_INSTRUCTION_:
Repeat the material verbatim. Images are excluded from the copy.

_DATASET EXTRACT_:
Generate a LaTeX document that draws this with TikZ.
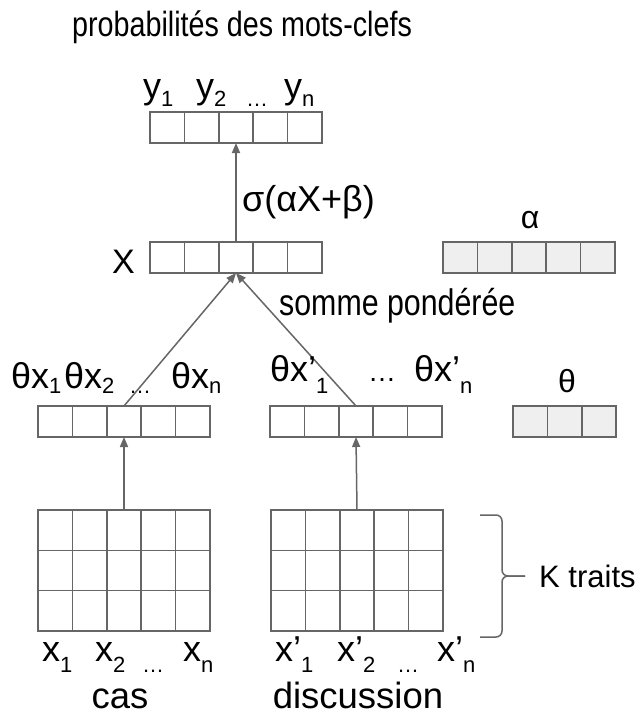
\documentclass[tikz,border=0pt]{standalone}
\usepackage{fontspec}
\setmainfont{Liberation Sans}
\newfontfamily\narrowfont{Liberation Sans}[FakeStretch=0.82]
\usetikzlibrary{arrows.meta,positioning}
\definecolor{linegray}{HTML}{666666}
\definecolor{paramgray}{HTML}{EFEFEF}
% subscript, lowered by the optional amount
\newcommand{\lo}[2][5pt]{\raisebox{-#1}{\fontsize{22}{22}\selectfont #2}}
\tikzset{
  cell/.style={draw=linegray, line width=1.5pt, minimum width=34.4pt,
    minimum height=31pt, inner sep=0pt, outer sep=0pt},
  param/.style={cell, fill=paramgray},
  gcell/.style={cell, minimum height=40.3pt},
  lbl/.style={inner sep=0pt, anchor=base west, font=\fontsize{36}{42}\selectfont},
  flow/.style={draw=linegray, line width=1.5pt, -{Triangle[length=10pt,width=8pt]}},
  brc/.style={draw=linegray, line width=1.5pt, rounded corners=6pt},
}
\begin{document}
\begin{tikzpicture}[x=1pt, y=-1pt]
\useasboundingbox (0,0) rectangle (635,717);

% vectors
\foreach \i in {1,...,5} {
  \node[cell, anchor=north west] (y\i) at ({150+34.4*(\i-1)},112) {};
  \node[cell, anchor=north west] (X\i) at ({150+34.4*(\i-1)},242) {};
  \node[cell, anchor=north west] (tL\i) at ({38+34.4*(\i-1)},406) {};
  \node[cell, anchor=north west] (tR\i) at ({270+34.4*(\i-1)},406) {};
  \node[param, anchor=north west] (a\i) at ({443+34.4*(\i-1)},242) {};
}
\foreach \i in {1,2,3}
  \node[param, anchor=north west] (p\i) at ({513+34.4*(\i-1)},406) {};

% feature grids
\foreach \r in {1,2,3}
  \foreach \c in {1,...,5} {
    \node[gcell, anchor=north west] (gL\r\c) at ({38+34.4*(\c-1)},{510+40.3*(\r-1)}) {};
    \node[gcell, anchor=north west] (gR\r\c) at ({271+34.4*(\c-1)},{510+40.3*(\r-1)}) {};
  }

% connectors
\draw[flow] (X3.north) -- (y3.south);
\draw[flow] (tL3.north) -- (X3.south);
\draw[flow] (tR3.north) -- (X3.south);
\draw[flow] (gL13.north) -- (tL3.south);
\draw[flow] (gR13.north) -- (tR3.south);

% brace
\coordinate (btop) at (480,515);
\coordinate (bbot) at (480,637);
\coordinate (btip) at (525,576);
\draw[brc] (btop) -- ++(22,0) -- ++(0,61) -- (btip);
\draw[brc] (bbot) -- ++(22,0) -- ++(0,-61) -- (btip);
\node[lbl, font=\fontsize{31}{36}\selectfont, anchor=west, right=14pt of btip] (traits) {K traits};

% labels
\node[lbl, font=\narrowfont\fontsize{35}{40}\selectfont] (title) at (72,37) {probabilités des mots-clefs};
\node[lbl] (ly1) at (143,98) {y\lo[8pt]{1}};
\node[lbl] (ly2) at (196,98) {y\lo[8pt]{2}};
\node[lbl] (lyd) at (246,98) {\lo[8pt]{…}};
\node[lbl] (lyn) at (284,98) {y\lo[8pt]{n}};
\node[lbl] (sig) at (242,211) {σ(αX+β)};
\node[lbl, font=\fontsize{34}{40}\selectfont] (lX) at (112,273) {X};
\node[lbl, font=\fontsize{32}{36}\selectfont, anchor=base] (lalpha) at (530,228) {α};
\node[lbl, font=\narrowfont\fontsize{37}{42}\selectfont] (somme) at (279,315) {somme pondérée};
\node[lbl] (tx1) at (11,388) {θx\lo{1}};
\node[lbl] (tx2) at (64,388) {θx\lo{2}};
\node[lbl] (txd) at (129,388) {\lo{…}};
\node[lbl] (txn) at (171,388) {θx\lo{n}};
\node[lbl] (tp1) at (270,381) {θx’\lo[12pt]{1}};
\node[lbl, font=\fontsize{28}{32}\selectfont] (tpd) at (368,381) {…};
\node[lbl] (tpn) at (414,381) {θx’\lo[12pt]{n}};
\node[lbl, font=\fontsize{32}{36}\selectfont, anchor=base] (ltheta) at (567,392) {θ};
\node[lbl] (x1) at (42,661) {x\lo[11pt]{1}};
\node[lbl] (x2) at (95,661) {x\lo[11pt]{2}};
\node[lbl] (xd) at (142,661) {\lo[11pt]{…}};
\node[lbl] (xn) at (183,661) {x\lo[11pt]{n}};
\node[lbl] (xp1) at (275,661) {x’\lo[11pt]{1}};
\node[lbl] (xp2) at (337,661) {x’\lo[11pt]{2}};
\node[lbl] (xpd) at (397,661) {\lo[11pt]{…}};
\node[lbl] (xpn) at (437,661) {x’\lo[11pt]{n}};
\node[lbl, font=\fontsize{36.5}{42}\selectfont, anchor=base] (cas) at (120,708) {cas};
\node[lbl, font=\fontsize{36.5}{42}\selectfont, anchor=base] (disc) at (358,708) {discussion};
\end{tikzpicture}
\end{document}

_SOLVED PROBLEM_:
Generate a LaTeX document that draws this with TikZ.
\documentclass[tikz,border=0pt]{standalone}
\usepackage{fontspec}
\setmainfont{Liberation Sans}
\newfontfamily\narrowfont{Liberation Sans}[FakeStretch=0.82]
\usetikzlibrary{arrows.meta,positioning}
\definecolor{linegray}{HTML}{666666}
\definecolor{paramgray}{HTML}{EFEFEF}
% subscript, lowered by the optional amount
\newcommand{\lo}[2][5pt]{\raisebox{-#1}{\fontsize{22}{22}\selectfont #2}}
\tikzset{
  cell/.style={draw=linegray, line width=1.5pt, minimum width=34.4pt,
    minimum height=31pt, inner sep=0pt, outer sep=0pt},
  param/.style={cell, fill=paramgray},
  gcell/.style={cell, minimum height=40.3pt},
  lbl/.style={inner sep=0pt, anchor=base west, font=\fontsize{36}{42}\selectfont},
  flow/.style={draw=linegray, line width=1.5pt, -{Triangle[length=10pt,width=8pt]}},
  brc/.style={draw=linegray, line width=1.5pt, rounded corners=6pt},
}
\begin{document}
\begin{tikzpicture}[x=1pt, y=-1pt]
\useasboundingbox (0,0) rectangle (635,717);

% vectors
\foreach \i in {1,...,5} {
  \node[cell, anchor=north west] (y\i) at ({150+34.4*(\i-1)},112) {};
  \node[cell, anchor=north west] (X\i) at ({150+34.4*(\i-1)},242) {};
  \node[cell, anchor=north west] (tL\i) at ({38+34.4*(\i-1)},406) {};
  \node[cell, anchor=north west] (tR\i) at ({270+34.4*(\i-1)},406) {};
  \node[param, anchor=north west] (a\i) at ({443+34.4*(\i-1)},242) {};
}
\foreach \i in {1,2,3}
  \node[param, anchor=north west] (p\i) at ({513+34.4*(\i-1)},406) {};

% feature grids
\foreach \r in {1,2,3}
  \foreach \c in {1,...,5} {
    \node[gcell, anchor=north west] (gL\r\c) at ({38+34.4*(\c-1)},{510+40.3*(\r-1)}) {};
    \node[gcell, anchor=north west] (gR\r\c) at ({271+34.4*(\c-1)},{510+40.3*(\r-1)}) {};
  }

% connectors
\draw[flow] (X3.north) -- (y3.south);
\draw[flow] (tL3.north) -- (X3.south);
\draw[flow] (tR3.north) -- (X3.south);
\draw[flow] (gL13.north) -- (tL3.south);
\draw[flow] (gR13.north) -- (tR3.south);

% brace
\coordinate (btop) at (480,515);
\coordinate (bbot) at (480,637);
\coordinate (btip) at (525,576);
\draw[brc] (btop) -- ++(22,0) -- ++(0,61) -- (btip);
\draw[brc] (bbot) -- ++(22,0) -- ++(0,-61) -- (btip);
\node[lbl, font=\fontsize{31}{36}\selectfont, anchor=west, right=14pt of btip] (traits) {K traits};

% labels
\node[lbl, font=\narrowfont\fontsize{35}{40}\selectfont] (title) at (72,37) {probabilités des mots-clefs};
\node[lbl] (ly1) at (143,98) {y\lo[8pt]{1}};
\node[lbl] (ly2) at (196,98) {y\lo[8pt]{2}};
\node[lbl] (lyd) at (246,98) {\lo[8pt]{…}};
\node[lbl] (lyn) at (284,98) {y\lo[8pt]{n}};
\node[lbl] (sig) at (242,211) {σ(αX+β)};
\node[lbl, font=\fontsize{34}{40}\selectfont] (lX) at (112,273) {X};
\node[lbl, font=\fontsize{32}{36}\selectfont, anchor=base] (lalpha) at (530,228) {α};
\node[lbl, font=\narrowfont\fontsize{37}{42}\selectfont] (somme) at (279,315) {somme pondérée};
\node[lbl] (tx1) at (11,388) {θx\lo{1}};
\node[lbl] (tx2) at (64,388) {θx\lo{2}};
\node[lbl] (txd) at (129,388) {\lo{…}};
\node[lbl] (txn) at (171,388) {θx\lo{n}};
\node[lbl] (tp1) at (270,381) {θx’\lo[12pt]{1}};
\node[lbl, font=\fontsize{28}{32}\selectfont] (tpd) at (368,381) {…};
\node[lbl] (tpn) at (414,381) {θx’\lo[12pt]{n}};
\node[lbl, font=\fontsize{32}{36}\selectfont, anchor=base] (ltheta) at (567,392) {θ};
\node[lbl] (x1) at (42,661) {x\lo[11pt]{1}};
\node[lbl] (x2) at (95,661) {x\lo[11pt]{2}};
\node[lbl] (xd) at (142,661) {\lo[11pt]{…}};
\node[lbl] (xn) at (183,661) {x\lo[11pt]{n}};
\node[lbl] (xp1) at (275,661) {x’\lo[11pt]{1}};
\node[lbl] (xp2) at (337,661) {x’\lo[11pt]{2}};
\node[lbl] (xpd) at (397,661) {\lo[11pt]{…}};
\node[lbl] (xpn) at (437,661) {x’\lo[11pt]{n}};
\node[lbl, font=\fontsize{36.5}{42}\selectfont, anchor=base] (cas) at (120,708) {cas};
\node[lbl, font=\fontsize{36.5}{42}\selectfont, anchor=base] (disc) at (358,708) {discussion};
\end{tikzpicture}
\end{document}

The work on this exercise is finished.